Field Type Description
thread.position number | null Position of this message within the conversation, ordered by ascending metadata.timestamp (the Date header value — see note below), where 0 = earliest. null when the implementation cannot determine position without loading the rest of the thread (see below).
thread.inReplyTo string | null The raw value of the In-Reply-To header (Message-ID, angle brackets stripped).
thread.references string[] Ordered list of Message-IDs from the References header, earliest first.

On thread.position:

  • thread.position cannot be computed from a single message — it requires knowing every other message in the thread. An implementation normalizing one message in isolation (e.g. as it arrives) MUST set thread.position to null; it MUST only be populated once the full set of messages sharing a threadId is available and sorted.
  • The ordering key is metadata.timestamp (i.e. the sender-supplied Date header), not the order in which an implementation received or processed each message. These are different orderings whenever mail is delayed, backdated, or a sender’s clock is skewed — and per §7, Date is sender-controlled, untrusted input. Implementations that need true receipt/processing order for robustness against clock skew or spoofing SHOULD use processing.processedAt (§4.6) for that purpose instead of thread.position.
  • Ties (two messages with identical metadata.timestamp) MAY be broken by messageId string comparison for a stable, deterministic sort; this spec does not mandate a specific tiebreak beyond requiring one to exist so position assignment is reproducible.

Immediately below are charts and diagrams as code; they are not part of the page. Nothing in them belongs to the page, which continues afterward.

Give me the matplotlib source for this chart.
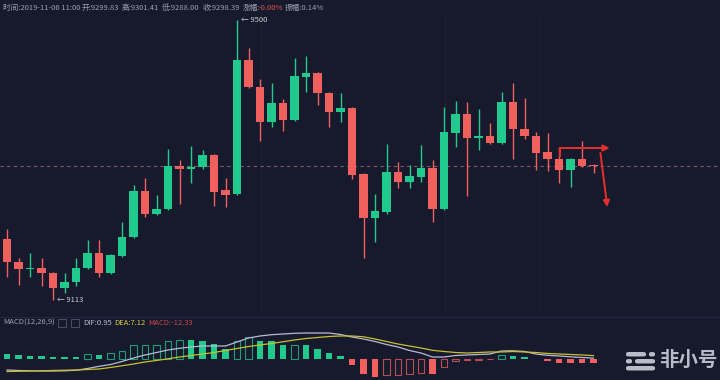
import matplotlib
matplotlib.use('Agg')
import matplotlib.pyplot as plt
from matplotlib.patches import Rectangle, FancyBboxPatch
import numpy as np

plt.rcParams['font.family'] = ['Noto Sans CJK SC', 'DejaVu Sans']

# ── 数据 ──
opens = [9197.3, 9165.6, 9155.9, 9157.3, 9150.4, 9129.6, 9137.9, 9157.3, 9178.0, 9150.4,
         9173.8, 9200.1, 9263.7, 9231.9, 9238.8, 9298.2, 9294.1, 9296.8, 9313.4, 9265.1,
         9259.5, 9444.7, 9407.4, 9359.0, 9385.3, 9361.8, 9421.2, 9426.7, 9399.1, 9372.9,
         9378.4, 9287.2, 9226.4, 9234.6, 9289.9, 9276.1, 9283.0, 9295.5, 9238.8, 9343.8,
         9370.1, 9336.9, 9339.7, 9330.0, 9386.7, 9349.4, 9339.7, 9317.6, 9307.9, 9292.7,
         9307.9, 9299.83]
highs = [9211.2, 9171.1, 9178.0, 9171.1, 9151.7, 9150.4, 9171.1, 9195.9, 9195.9, 9176.6,
         9220.8, 9272.0, 9281.6, 9258.1, 9321.7, 9306.5, 9325.9, 9320.3, 9314.8, 9281.6,
         9500.0, 9461.3, 9418.5, 9412.9, 9390.8, 9447.5, 9450.2, 9428.1, 9400.5, 9399.1,
         9379.8, 9288.6, 9259.5, 9328.6, 9303.7, 9299.6, 9327.2, 9306.5, 9379.8, 9388.1,
         9386.7, 9377.0, 9357.6, 9400.5, 9412.9, 9392.2, 9345.2, 9343.8, 9324.5, 9309.2,
         9332.8, 9301.41]
lows = [9144.8, 9133.8, 9144.8, 9132.4, 9113.0, 9122.7, 9132.4, 9155.9, 9144.8, 9149.0,
        9172.4, 9198.7, 9227.7, 9230.5, 9237.4, 9245.7, 9274.7, 9294.1, 9242.9, 9241.6,
        9258.1, 9406.0, 9332.8, 9352.1, 9346.6, 9360.4, 9400.5, 9382.5, 9352.1, 9359.0,
        9280.3, 9171.1, 9193.2, 9231.9, 9267.8, 9267.8, 9276.1, 9220.8, 9237.4, 9324.5,
        9256.8, 9320.3, 9328.6, 9328.6, 9307.9, 9335.5, 9292.7, 9291.3, 9274.7, 9269.2,
        9296.8, 9288.00]
closes = [9165.6, 9155.9, 9157.3, 9150.4, 9129.6, 9137.9, 9157.3, 9178.0, 9150.4, 9175.2,
          9200.1, 9263.7, 9231.9, 9238.8, 9298.2, 9294.1, 9296.8, 9313.4, 9262.3, 9258.1,
          9444.7, 9407.4, 9359.0, 9385.3, 9361.8, 9422.6, 9426.7, 9399.1, 9372.9, 9378.4,
          9285.8, 9226.4, 9236.0, 9289.9, 9276.1, 9284.4, 9295.5, 9238.8, 9345.2, 9370.1,
          9336.9, 9339.7, 9330.0, 9386.7, 9349.4, 9339.7, 9316.2, 9307.9, 9292.7, 9307.9,
          9298.2, 9298.39]

macd_hist = [10.6, 9.1, 6.7, 6.7, 4.2, 4.2, 4.2, 9.9, 8.6, 13.1,
             19.0, 32.9, 33.8, 34.1, 42.0, 45.2, 44.5, 43.2, 35.3, 24.7,
             42.0, 53.6, 43.7, 42.0, 32.9, 33.8, 32.9, 24.7, 14.8, 6.7,
             -16.5, -37.1, -46.9, -41.2, -40.8, -38.8, -34.6, -38.8, -22.2, -7.4,
             -4.9, -2.5, -1.7, 8.2, 5.7, 3.2, -1.7, -5.7, -11.6, -11.6,
             -11.6, -12.33]
dif = [-28.4, -29.6, -30.4, -30.9, -30.9, -30.4, -29.1, -24.7, -19.3, -14.8,
       -7.4, 1.2, 8.7, 14.8, 21.0, 25.2, 28.4, 30.9, 30.9, 30.9,
       40.8, 50.6, 55.6, 58.8, 60.5, 62.3, 63.0, 63.0, 63.0, 59.3,
       53.1, 48.2, 42.0, 34.6, 28.4, 19.8, 13.6, 3.7, 3.7, 7.4,
       8.7, 9.9, 11.1, 18.5, 19.0, 17.3, 11.1, 7.9, 6.2, 4.2,
       2.5, 0.95]
dea = [-32.1, -31.6, -30.9, -30.4, -29.6, -28.9, -28.4, -27.2, -25.9, -22.2,
       -18.0, -13.6, -8.6, -4.9, -0.7, 3.7, 7.4, 11.1, 14.8, 19.8,
       24.7, 29.6, 33.4, 37.1, 41.3, 45.7, 49.4, 51.9, 54.3, 55.6,
       55.6, 53.6, 48.2, 42.0, 35.8, 30.9, 25.9, 20.3, 17.3, 14.8,
       13.6, 14.8, 16.1, 16.1, 17.3, 16.1, 14.8, 12.4, 11.1, 9.9,
       8.7, 7.12]

info_items = [("时间:2019-11-06 11:00", 3), ("开:9299.83", 82), ("高:9301.41", 122),
              ("低:9288.00", 162), ("收:9298.39", 203), ("涨幅:", 243), ("振幅:0.14%", 285)]
change_text = "-0.00%"
high_label = "← 9500"
low_label = "← 9113"

# 手绘箭头（索引, 价格）
arrow_h = ((48.1, 9323.1), (52.4, 9323.1))
arrow_tick = ((48.1, 9323.1), (48.1, 9312.0))
arrow_d = ((51.6, 9316.2), (52.2, 9241.6))

BG = '#171a2d'
UP = '#22c98c'
DOWN = '#f0605d'
TXT = '#9a9eab'
W, H = 720, 380


def fx(px):
    return px / W


def fy(py):
    return 1 - py / H


fig = plt.figure(figsize=(7.2, 3.8), dpi=100, facecolor=BG)
x = np.arange(len(closes))
xlim = (-7 / 11.5, (W - 7) / 11.5)

# ── K线主图 ──
ax = fig.add_axes([0, fy(312), 1, 300 / H], facecolor=BG)
ax.set_xlim(*xlim)
ax.set_ylim(9527.64 - 1.382 * 312, 9527.64 - 1.382 * 12)
o = np.array(opens); c = np.array(closes); hi = np.array(highs); lo = np.array(lows)
up = c >= o
colors = np.where(up, UP, DOWN)
ax.vlines(x, lo, hi, colors=colors, linewidth=1.0, zorder=2)
body_h = np.maximum(np.abs(c - o), 1.4)
ax.bar(x, body_h, bottom=np.minimum(o, c), width=0.7, color=colors, linewidth=0, zorder=3)
ax.axhline(closes[-1], color='#8a5568', linestyle=(0, (3, 3)), linewidth=0.8, zorder=1)
for gx in [22.1, 38.1, 46.3]:
    ax.axvline(gx, color='#1c2034', linewidth=0.8, zorder=0)

i_hi = int(np.argmax(hi)); i_lo = int(np.argmin(lo))
ax.text(i_hi + 0.35, hi[i_hi], high_label, color='#c9cbd3', fontsize=5.5,
        va='center', ha='left', family=['Noto Sans CJK SC', 'DejaVu Sans'])
ax.text(i_lo + 0.35, lo[i_lo], low_label, color='#c9cbd3', fontsize=5.5,
        va='center', ha='left', family=['Noto Sans CJK SC', 'DejaVu Sans'])

ar = dict(arrowstyle='-|>', color='#e8302a', lw=1.4, mutation_scale=9, shrinkA=0, shrinkB=0)
ax.annotate('', xy=arrow_h[1], xytext=arrow_h[0], arrowprops=ar, zorder=5)
ax.annotate('', xy=arrow_d[1], xytext=arrow_d[0], arrowprops=ar, zorder=5)
ax.plot(*zip(*arrow_tick), color='#e8302a', lw=1.4, zorder=5)
ax.axis('off')

# ── MACD 副图 ──
ax2 = fig.add_axes([0, 0, 1, 50 / H], facecolor=BG)
ax2.set_xlim(*xlim)
zero_px = 358.5
ax2.set_ylim(-(380 - zero_px) * 2.47, (zero_px - 330) * 2.47)
hist = np.array(macd_hist)
rising = np.r_[False, hist[1:] > hist[:-1]]
for i, v in enumerate(hist):
    col = UP if v >= 0 else DOWN
    if rising[i]:
        ax2.bar(i, v, width=0.6, facecolor='none', edgecolor=col, linewidth=0.8, alpha=0.75)
    else:
        ax2.bar(i, v, width=0.6, color=col, linewidth=0)
ax2.plot(x, dif, color='#b9b9d6', linewidth=0.9)
ax2.plot(x, dea, color='#c8bf2e', linewidth=0.9)
ax2.axis('off')

fig.add_artist(plt.Line2D([0, 1], [fy(317), fy(317)], color='#232740', linewidth=0.8))

# ── 顶部信息 ──
for s, px in info_items:
    fig.text(fx(px), fy(8), s, color=TXT, fontsize=5.5, va='center', ha='left')
fig.text(fx(259), fy(8), change_text, color='#d9534f', fontsize=5.5, va='center', ha='left')

fig.text(fx(3), fy(323), "MACD(12,26,9)", color=TXT, fontsize=5.5, va='center', ha='left')
for bx in (58, 71):
    fig.add_artist(Rectangle((fx(bx), fy(327)), fx(8), 8 / H, transform=fig.transFigure,
                             facecolor='none', edgecolor='#4a4e62', linewidth=0.7))
fig.text(fx(83), fy(323), "DIF:0.95", color='#b9bcc8', fontsize=5.5, va='center', ha='left')
fig.text(fx(114), fy(323), "DEA:7.12", color='#d4cb3a', fontsize=5.5, va='center', ha='left')
fig.text(fx(148), fy(323), "MACD:-12.33", color='#c9464a', fontsize=5.5, va='center', ha='left')

# ── 水印 ──
for (bx, by, bw) in [(626, 352, 20), (649, 352, 6), (626, 359, 6), (635, 359, 20), (626, 366, 29)]:
    fig.add_artist(FancyBboxPatch((fx(bx), fy(by + 4.5)), fx(bw), 4.5 / H, transform=fig.transFigure,
                                  boxstyle='round,pad=0,rounding_size=0.004',
                                  facecolor='#b8bcc6', edgecolor='none'))
fig.text(fx(659), fy(360), "非小号", color='#b8bcc6', fontsize=14, fontweight='bold',
         va='center', ha='left')

fig.savefig('out.png', dpi=100, facecolor=BG)
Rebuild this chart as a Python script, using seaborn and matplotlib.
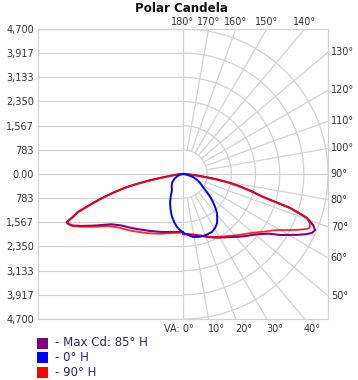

Each element in the attachments array describes one MIME attachment.

Field Type Description
id string | null Optional stable identifier for this attachment within the message. RECOMMENDED derivation: `${messageId}:${index}` where index is the attachment’s 0-based position in MIME order. Implementations that don’t populate this MUST use null, not a random value that would change between normalizations of the same message.
filename string Decoded filename from Content-Disposition or Content-Type name parameter.
contentType string MIME type (e.g. application/pdf).
size number Size in bytes.
cid string | null Content-ID for inline attachments (Content-ID header, angle brackets stripped). null for non-inline attachments.

Attachment binary content is not included in NormalizedEmail. Implementations store and reference it separately.


Field Type Description
processing.processedAt string ISO 8601 UTC timestamp of when this normalization was produced.
processing.specVersion string The AECS version used (e.g. "1.0").